Task prompt | In the entries below, which lines run from the one containing "Convert this diagram to TikZ code." to the one containing "(U) at (0.16,-8.38);"? Copy exactly those lines, ends included, and no others.

Entries taken from a collection |
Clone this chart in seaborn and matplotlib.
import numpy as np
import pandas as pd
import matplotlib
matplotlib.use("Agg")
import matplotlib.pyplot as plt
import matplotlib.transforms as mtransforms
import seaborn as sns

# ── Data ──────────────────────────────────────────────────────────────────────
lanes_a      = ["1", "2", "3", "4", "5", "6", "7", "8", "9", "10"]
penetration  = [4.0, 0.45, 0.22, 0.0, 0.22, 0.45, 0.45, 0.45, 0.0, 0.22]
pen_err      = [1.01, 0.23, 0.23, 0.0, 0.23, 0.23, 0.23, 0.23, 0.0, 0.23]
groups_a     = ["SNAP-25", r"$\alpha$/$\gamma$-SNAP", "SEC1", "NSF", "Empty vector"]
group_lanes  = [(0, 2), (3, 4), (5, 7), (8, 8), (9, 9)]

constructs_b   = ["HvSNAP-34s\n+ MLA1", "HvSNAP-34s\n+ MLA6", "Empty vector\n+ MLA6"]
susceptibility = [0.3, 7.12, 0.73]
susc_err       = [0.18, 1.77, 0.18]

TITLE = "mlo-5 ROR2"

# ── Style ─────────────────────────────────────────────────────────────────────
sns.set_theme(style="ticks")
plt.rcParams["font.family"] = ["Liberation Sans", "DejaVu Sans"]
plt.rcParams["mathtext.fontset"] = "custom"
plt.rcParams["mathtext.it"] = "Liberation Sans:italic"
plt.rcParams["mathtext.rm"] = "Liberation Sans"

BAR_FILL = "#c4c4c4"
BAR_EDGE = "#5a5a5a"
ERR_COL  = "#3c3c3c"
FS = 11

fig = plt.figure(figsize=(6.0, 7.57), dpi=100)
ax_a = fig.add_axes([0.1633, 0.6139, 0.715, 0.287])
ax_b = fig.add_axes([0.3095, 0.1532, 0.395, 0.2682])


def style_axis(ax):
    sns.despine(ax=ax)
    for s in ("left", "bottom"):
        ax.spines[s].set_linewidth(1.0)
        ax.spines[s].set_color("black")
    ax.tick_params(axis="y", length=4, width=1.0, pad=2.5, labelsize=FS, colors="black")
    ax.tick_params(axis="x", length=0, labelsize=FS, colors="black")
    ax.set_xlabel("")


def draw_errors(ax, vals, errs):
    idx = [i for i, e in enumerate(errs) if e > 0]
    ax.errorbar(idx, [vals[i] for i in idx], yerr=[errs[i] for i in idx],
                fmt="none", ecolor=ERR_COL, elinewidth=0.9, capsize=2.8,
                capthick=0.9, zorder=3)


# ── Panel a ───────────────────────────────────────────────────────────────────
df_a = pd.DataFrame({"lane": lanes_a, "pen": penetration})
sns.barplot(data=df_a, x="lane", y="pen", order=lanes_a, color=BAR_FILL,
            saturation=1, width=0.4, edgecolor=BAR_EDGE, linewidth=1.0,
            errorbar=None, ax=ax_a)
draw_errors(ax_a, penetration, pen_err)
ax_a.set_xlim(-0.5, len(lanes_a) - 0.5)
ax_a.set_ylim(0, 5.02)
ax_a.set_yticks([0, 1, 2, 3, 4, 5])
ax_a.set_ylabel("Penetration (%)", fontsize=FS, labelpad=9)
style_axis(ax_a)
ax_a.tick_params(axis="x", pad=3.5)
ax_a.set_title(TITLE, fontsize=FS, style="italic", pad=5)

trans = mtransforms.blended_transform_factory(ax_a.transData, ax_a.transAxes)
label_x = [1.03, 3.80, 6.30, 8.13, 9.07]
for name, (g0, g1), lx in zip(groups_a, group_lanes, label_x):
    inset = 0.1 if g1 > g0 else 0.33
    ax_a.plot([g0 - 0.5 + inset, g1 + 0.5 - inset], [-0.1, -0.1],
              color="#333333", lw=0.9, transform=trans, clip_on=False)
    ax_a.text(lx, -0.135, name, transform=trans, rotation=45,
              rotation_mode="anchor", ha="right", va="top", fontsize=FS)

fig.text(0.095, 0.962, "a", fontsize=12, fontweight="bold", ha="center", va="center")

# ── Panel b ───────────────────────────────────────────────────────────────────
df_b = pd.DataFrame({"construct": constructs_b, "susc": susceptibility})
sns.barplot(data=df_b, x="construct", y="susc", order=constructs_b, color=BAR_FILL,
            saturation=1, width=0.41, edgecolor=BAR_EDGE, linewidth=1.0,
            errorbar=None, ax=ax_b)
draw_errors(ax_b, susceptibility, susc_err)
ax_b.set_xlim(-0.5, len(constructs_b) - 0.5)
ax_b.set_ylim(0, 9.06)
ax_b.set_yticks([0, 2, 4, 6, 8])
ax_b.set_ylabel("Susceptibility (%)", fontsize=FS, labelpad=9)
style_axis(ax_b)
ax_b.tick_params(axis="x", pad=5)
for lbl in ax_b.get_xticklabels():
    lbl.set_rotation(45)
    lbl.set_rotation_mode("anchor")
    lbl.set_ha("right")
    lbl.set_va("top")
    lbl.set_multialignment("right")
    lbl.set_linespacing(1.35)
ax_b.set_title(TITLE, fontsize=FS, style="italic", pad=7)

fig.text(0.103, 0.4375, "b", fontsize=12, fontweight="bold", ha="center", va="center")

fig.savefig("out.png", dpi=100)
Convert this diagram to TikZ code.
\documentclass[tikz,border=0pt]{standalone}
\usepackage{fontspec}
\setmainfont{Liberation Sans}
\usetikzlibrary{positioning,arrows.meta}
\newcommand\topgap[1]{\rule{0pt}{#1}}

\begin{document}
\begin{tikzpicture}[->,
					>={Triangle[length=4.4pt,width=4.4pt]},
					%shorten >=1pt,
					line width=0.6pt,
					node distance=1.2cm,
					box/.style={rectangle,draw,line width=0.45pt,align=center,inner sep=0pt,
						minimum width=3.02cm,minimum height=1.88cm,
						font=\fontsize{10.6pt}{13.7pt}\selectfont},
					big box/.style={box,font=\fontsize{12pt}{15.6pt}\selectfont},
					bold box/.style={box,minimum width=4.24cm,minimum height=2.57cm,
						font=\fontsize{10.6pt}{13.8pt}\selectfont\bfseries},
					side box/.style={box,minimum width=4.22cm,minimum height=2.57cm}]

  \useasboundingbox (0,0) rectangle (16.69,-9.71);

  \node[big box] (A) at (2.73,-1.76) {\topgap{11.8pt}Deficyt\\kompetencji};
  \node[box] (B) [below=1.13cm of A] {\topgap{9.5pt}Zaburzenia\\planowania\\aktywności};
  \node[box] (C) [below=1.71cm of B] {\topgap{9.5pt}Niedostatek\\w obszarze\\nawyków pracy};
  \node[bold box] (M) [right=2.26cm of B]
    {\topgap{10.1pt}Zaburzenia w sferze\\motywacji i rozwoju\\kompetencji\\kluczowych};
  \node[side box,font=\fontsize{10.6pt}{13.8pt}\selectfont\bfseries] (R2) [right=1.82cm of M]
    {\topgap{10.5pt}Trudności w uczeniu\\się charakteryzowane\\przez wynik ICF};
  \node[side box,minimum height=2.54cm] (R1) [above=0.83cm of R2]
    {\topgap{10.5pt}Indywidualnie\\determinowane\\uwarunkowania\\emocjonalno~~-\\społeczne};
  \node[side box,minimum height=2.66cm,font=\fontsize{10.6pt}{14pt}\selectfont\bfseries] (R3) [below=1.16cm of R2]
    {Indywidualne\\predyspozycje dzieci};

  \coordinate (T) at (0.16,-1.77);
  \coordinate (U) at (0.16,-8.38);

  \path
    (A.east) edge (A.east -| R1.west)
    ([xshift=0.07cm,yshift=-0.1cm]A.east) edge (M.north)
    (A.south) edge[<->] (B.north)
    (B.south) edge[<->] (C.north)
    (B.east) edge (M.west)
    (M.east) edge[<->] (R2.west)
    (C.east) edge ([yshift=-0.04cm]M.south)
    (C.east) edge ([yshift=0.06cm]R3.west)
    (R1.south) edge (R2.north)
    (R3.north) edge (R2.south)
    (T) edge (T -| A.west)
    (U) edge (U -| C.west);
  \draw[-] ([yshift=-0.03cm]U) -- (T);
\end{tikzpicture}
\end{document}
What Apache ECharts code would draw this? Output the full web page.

Task solution |
Convert this diagram to TikZ code.
\documentclass[tikz,border=0pt]{standalone}
\usepackage{fontspec}
\setmainfont{Liberation Sans}
\usetikzlibrary{positioning,arrows.meta}
\newcommand\topgap[1]{\rule{0pt}{#1}}

\begin{document}
\begin{tikzpicture}[->,
					>={Triangle[length=4.4pt,width=4.4pt]},
					%shorten >=1pt,
					line width=0.6pt,
					node distance=1.2cm,
					box/.style={rectangle,draw,line width=0.45pt,align=center,inner sep=0pt,
						minimum width=3.02cm,minimum height=1.88cm,
						font=\fontsize{10.6pt}{13.7pt}\selectfont},
					big box/.style={box,font=\fontsize{12pt}{15.6pt}\selectfont},
					bold box/.style={box,minimum width=4.24cm,minimum height=2.57cm,
						font=\fontsize{10.6pt}{13.8pt}\selectfont\bfseries},
					side box/.style={box,minimum width=4.22cm,minimum height=2.57cm}]

  \useasboundingbox (0,0) rectangle (16.69,-9.71);

  \node[big box] (A) at (2.73,-1.76) {\topgap{11.8pt}Deficyt\\kompetencji};
  \node[box] (B) [below=1.13cm of A] {\topgap{9.5pt}Zaburzenia\\planowania\\aktywności};
  \node[box] (C) [below=1.71cm of B] {\topgap{9.5pt}Niedostatek\\w obszarze\\nawyków pracy};
  \node[bold box] (M) [right=2.26cm of B]
    {\topgap{10.1pt}Zaburzenia w sferze\\motywacji i rozwoju\\kompetencji\\kluczowych};
  \node[side box,font=\fontsize{10.6pt}{13.8pt}\selectfont\bfseries] (R2) [right=1.82cm of M]
    {\topgap{10.5pt}Trudności w uczeniu\\się charakteryzowane\\przez wynik ICF};
  \node[side box,minimum height=2.54cm] (R1) [above=0.83cm of R2]
    {\topgap{10.5pt}Indywidualnie\\determinowane\\uwarunkowania\\emocjonalno~~-\\społeczne};
  \node[side box,minimum height=2.66cm,font=\fontsize{10.6pt}{14pt}\selectfont\bfseries] (R3) [below=1.16cm of R2]
    {Indywidualne\\predyspozycje dzieci};

  \coordinate (T) at (0.16,-1.77);
  \coordinate (U) at (0.16,-8.38);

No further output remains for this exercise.